Pues bien, retorciendo a su gusto diversos preceptos reglamentarios, la Dirección General de Tributos (Consulta Vinculante V2587-16) ha hecho un alarde califal de formalismo y jesuitismo con el que, bien mezclados los dos ingredientes, despacha la inapelable conclusión de que el coste económico del máster –que nunca es barato- no es deducible en el Impuesto sobre la Renta. Poniendo el énfasis en conceptos como la fecha del “devengo” de la operación, el “alta censal” (que ha de producirse antes del comienzo de la actividad) y asimismo subrayando la definición reglamentaria del expresado “inicio” profesional, la Dirección General de Tributos da jaque mate a los “doctorandos”. La Dirección aparta de su camino la evidente correlación que anuda el gasto profesional obligatorio (el coste del máster) con los ingresos –o, al menos, su expectativa- del abogado en ciernes, una vez concluido el máster y obtenida, mediante el oportuno examen, la habilitación final para ejercer la profesión.
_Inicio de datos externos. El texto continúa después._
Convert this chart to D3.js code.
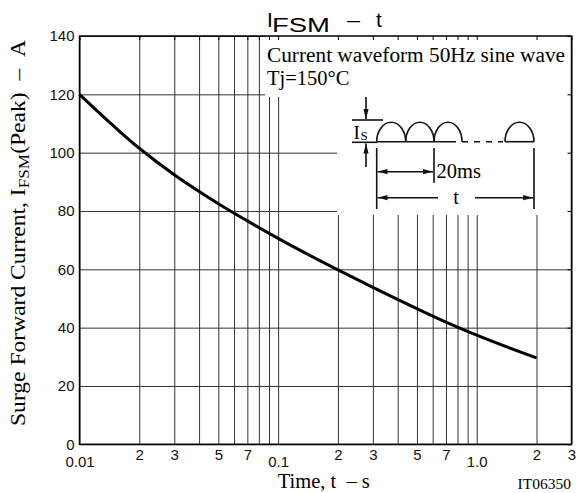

Sólo los que se miran continuamente el ombligo son capaces de exigir a un labrador los impuestos a la venta de la cosecha y olvidarse de los gastos de las semillas

¿No resulta incongruente que el Estado obligue a un individuo a efectuar un curso (pagando el coste de su bolsillo) directamente vinculado al desarrollo de una profesión que rendirá beneficios a la Hacienda Pública, al mismo tiempo que introduce un hiato temporal entre el máster obligatorio y la profesión, una cesura que impide la deducibilidad fiscal de un gasto exigido por el propio Estado? ¿No resulta demasiado exótico el rechazo de la deducción al someter la causa del gasto -la realización del máster- a una condición reglamentaria de cumplimiento imposible en este caso, cual es su asignación temporal a un lapso posterior a la declaración de alta censal? Sólo los rábulas tienen la audacia necesaria para desafiar los criterios de interpretación sistemática de las leyes que contiene el artículo 3 del Código Civil.

Sólo los que se miran continuamente el ombligo son capaces de exigir a un labrador los impuestos correspondientes a la venta de la cosecha y olvidarse de los gastos destinados a comprar las semillas, los abonos y -según la opinión de esos inquisidores ensimismados- las demás zarandajas que, en una actividad económica, debe soportar, lo quiera o no, el contribuyente.